Yer the Polish lads have done a fantastic job doing the place up and like they said, no one seems to own or want it so they just moved in! They carry everything down the path ok they know a better route then me but still looking at what they got it must have been back braking. They got power, water heating and done a range arguer type cooker up looking like new! I missed loads while there as just so over grown, wrong time of year to go really but as I said thought it would be an easy first, so wrong!! I got loads more photos of stuff laying around but thought I’d posted enough!! If you got any more photos of the huts or the house by the beach post up


----------



## Ace5150 (Sep 5, 2011)

Great pics! I LOVE Blackgang, and have always wanted to walk the beach thats now strictly off-limits with the possibility of falling rocks from the damaged cliff face.
Fair play the Polish lads...........to be honest, I would have crapped myself!


----------



## Pincheck (Sep 5, 2011)

nice find there,very interesting


----------



## bilbo (Sep 6, 2011)

Great pics. I'd heard there were squatters there now and by the looks of things they're doing a fine job of looking after the place. Me and my dad (my explore buddy) went there months ago and walked the long way along the cliff edge not knowing that there's a quick way there. We may have to go back there soon and look harder near the 'fence panels'


----------



## maximus (Sep 7, 2011)

Excellent photos and what a fab place!!!


----------



## Urban Mole (Sep 8, 2011)

Nice one Lee, Ive been here a few times now, but not recently, with the squatters.
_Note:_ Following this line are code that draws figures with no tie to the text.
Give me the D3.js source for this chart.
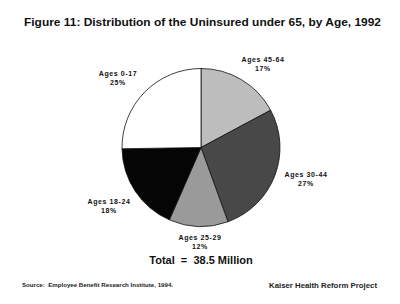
<!DOCTYPE html>
<html>
<head>
<meta charset="utf-8">
<script src="https://cdn.jsdelivr.net/npm/d3@7"></script>
<style>
  body { margin: 0; background: #fff; }
  svg { display: block; font-family: "Liberation Sans", Arial, sans-serif; }
  text { white-space: pre; }
</style>
</head>
<body>
<script>
// slices, clockwise from 12 o'clock
const ages = ["45-64", "30-44", "25-29", "18-24", "0-17"];
const shares = [17, 27, 12, 18, 25];
const fills = ["#bdbdbd", "#484848", "#9a9a9a", "#050505", "#ffffff"];
// where each label sits (centre x, first baseline y)
const labelPos = [[263, 62], [306, 177], [200, 240], [109, 204], [118, 76]];

const w = 400, h = 304;
const cx = 201, cy = 147.5, r = 79;

const svg = d3.select("body").append("svg")
  .attr("width", w)
  .attr("height", h);

svg.append("text")
  .attr("x", 24).attr("y", 26)
  .attr("font-size", 11).attr("font-weight", "bold")
  .attr("textLength", 357).attr("lengthAdjust", "spacingAndGlyphs")
  .attr("fill", "#111")
  .text("Figure 11: Distribution of the Uninsured under 65, by Age, 1992");

const pie = d3.pie().sort(null).value(d => d);
const arc = d3.arc().innerRadius(0).outerRadius(r);

const g = svg.append("g").attr("transform", `translate(${cx},${cy})`);
g.selectAll("path")
  .data(pie(shares))
  .enter()
  .append("path")
  .attr("d", arc)
  .attr("fill", (d, i) => fills[i])
  .attr("stroke", "#111")
  .attr("stroke-width", 0.8);

const labels = svg.selectAll(".lbl")
  .data(ages)
  .enter()
  .append("text")
  .attr("class", "lbl")
  .attr("text-anchor", "middle")
  .attr("font-size", 7)
  .attr("font-weight", "bold")
  .attr("letter-spacing", 0.6)
  .attr("fill", "#111");
labels.append("tspan")
  .attr("x", (d, i) => labelPos[i][0])
  .attr("y", (d, i) => labelPos[i][1])
  .text(d => "Ages " + d);
labels.append("tspan")
  .attr("x", (d, i) => labelPos[i][0])
  .attr("y", (d, i) => labelPos[i][1] + 8.5)
  .text((d, i) => shares[i] + "%");

svg.append("text")
  .attr("x", 201).attr("y", 264)
  .attr("text-anchor", "middle")
  .attr("font-size", 11).attr("font-weight", "bold")
  .attr("fill", "#111")
  .text("Total  =  38.5 Million");

svg.append("text")
  .attr("x", 22).attr("y", 287)
  .attr("font-size", 5).attr("font-weight", "bold")
  .attr("textLength", 151).attr("lengthAdjust", "spacingAndGlyphs")
  .attr("fill", "#222")
  .text("Source:  Employee Benefit Research Institute, 1994.");

svg.append("text")
  .attr("x", 269).attr("y", 288)
  .attr("font-size", 7.5).attr("font-weight", "bold")
  .attr("textLength", 108).attr("lengthAdjust", "spacingAndGlyphs")
  .attr("fill", "#222")
  .text("Kaiser Health Reform Project");
</script>
</body>
</html>
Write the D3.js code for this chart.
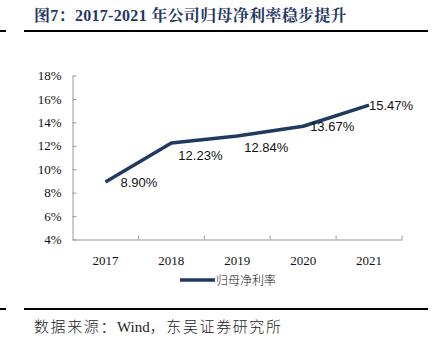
<!DOCTYPE html>
<html><head><meta charset="utf-8">
<script src="https://cdn.jsdelivr.net/npm/d3@7"></script>
<style>body{margin:0;background:#fff}svg{display:block}</style>
</head><body>
<script>
const categories = ["2017","2018","2019","2020","2021"];
const values = [8.90, 12.23, 12.84, 13.67, 15.47];
const valueLabels = ["8.90%","12.23%","12.84%","13.67%","15.47%"];
const yTicks = [4,6,8,10,12,14,16,18];
const seriesName = "归母净利率";
const titleText = "图7：2017-2021 年公司归母净利率稳步提升";
const sourceParts = ["数据来源：", "Wind", "，东吴证券研究所"];

const W = 434, H = 347;
const svg = d3.select("body").append("svg").attr("width", W).attr("height", H);
const navy = "#1f3a60";
const titleColor = "#1f3864";

// title and rules
svg.append("text").attr("x", 34).attr("y", 21).attr("fill", titleColor)
  .attr("font-family", "'Liberation Serif','Noto Serif CJK SC','Noto Sans CJK SC',serif")
  .attr("font-weight", "bold").attr("font-size", 16).attr("letter-spacing", 0.3).text(titleText);
svg.append("line").attr("x1", 24).attr("x2", 428).attr("y1", 31).attr("y2", 31).attr("stroke", "#000").attr("stroke-width", 2);
svg.append("line").attr("x1", 0).attr("x2", 6).attr("y1", 31).attr("y2", 31).attr("stroke", "#000").attr("stroke-width", 2);
svg.append("line").attr("x1", 24).attr("x2", 428).attr("y1", 309).attr("y2", 309).attr("stroke", "#000").attr("stroke-width", 2);
svg.append("line").attr("x1", 0).attr("x2", 6).attr("y1", 309).attr("y2", 309).attr("stroke", "#000").attr("stroke-width", 2);
const src = svg.append("text").attr("x", 34).attr("y", 332).attr("fill", "#222")
  .attr("font-family", "'Liberation Serif','Noto Sans CJK SC',serif")
  .attr("font-size", 15).attr("font-weight", 300);
src.append("tspan").attr("letter-spacing", 1.6).text(sourceParts[0]);
src.append("tspan").text(sourceParts[1]);
src.append("tspan").attr("letter-spacing", 1.6).text(sourceParts[2]);

// scales
const x = d3.scaleBand().domain(categories).range([72.5, 402]);
const y = d3.scaleLinear().domain([4, 18]).range([239.5, 75.5]);

// y axis
const yAxis = svg.append("g").attr("transform", "translate(72.5,0)")
  .call(d3.axisLeft(y).tickValues(yTicks).tickFormat(d => d + "%").tickSizeInner(-4).tickSizeOuter(0).tickPadding(11));
yAxis.select(".domain").attr("stroke", "#999");
yAxis.selectAll(".tick line").attr("stroke", "#999");
yAxis.selectAll("text").attr("font-family", "'Liberation Serif',serif").attr("font-size", 13).attr("fill", "#111");

// x axis
const xAxis = svg.append("g").attr("transform", "translate(0,239.5)")
  .call(d3.axisBottom(x).tickSize(0).tickPadding(16));
xAxis.select(".domain").attr("stroke", "#999");
xAxis.selectAll("text").attr("font-family", "'Liberation Serif',serif").attr("font-size", 13).attr("fill", "#111");
// category boundary ticks (inside)
svg.append("g").selectAll("line").data(categories).join("line")
  .attr("x1", d => x(d) + x.bandwidth()).attr("x2", d => x(d) + x.bandwidth())
  .attr("y1", 239.5).attr("y2", 235.5).attr("stroke", "#999");

// line
const cx = d => x(d) + x.bandwidth() / 2;
const line = d3.line().x((d, i) => cx(categories[i])).y(d => y(d));
svg.append("path").datum(values).attr("d", line).attr("fill", "none")
  .attr("stroke", navy).attr("stroke-width", 3.5).attr("stroke-linejoin", "round");

// data labels
const labelDy = [5, 17, 16, 5, 5];
svg.append("g").selectAll("text").data(values).join("text")
  .attr("x", (d, i) => cx(categories[i]) + (i === 0 ? 15 : i === 4 ? 0 : 7))
  .attr("y", (d, i) => y(d) + labelDy[i])
  .attr("font-family", "'Liberation Sans',Arial,sans-serif").attr("font-size", 13).attr("fill", "#111")
  .text((d, i) => valueLabels[i]);

// legend
svg.append("line").attr("x1", 180).attr("x2", 215).attr("y1", 280).attr("y2", 280)
  .attr("stroke", navy).attr("stroke-width", 3.5);
svg.append("text").attr("x", 216).attr("y", 284.5)
  .attr("font-family", "'Noto Sans CJK SC',sans-serif").attr("font-size", 12).attr("font-weight", 300).attr("fill", "#111")
  .text(seriesName);
</script>
</body></html>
I wonder if they are aware of the cellars nearby, which hold lots of old strange goodies 

I was trying to dig out an old photo of that house, but dont have it to hand.


----------



## gushysfella (Sep 8, 2011)

Urban Mole said:


> I wonder if they are aware of the cellars nearby, which hold lots of old strange goodies



Thanks Steve, now that’s really done it I got to go back!!!


----------



## Foxylady (Sep 10, 2011)

Great stuff, Gush. Really enjoyed seeing that. Some serious cliff falls...used to seeing those here too, but the one near the amusement park is just a leetle bit scary!  Loved the meet with the Polish chaps.
Great first report and photos.


----------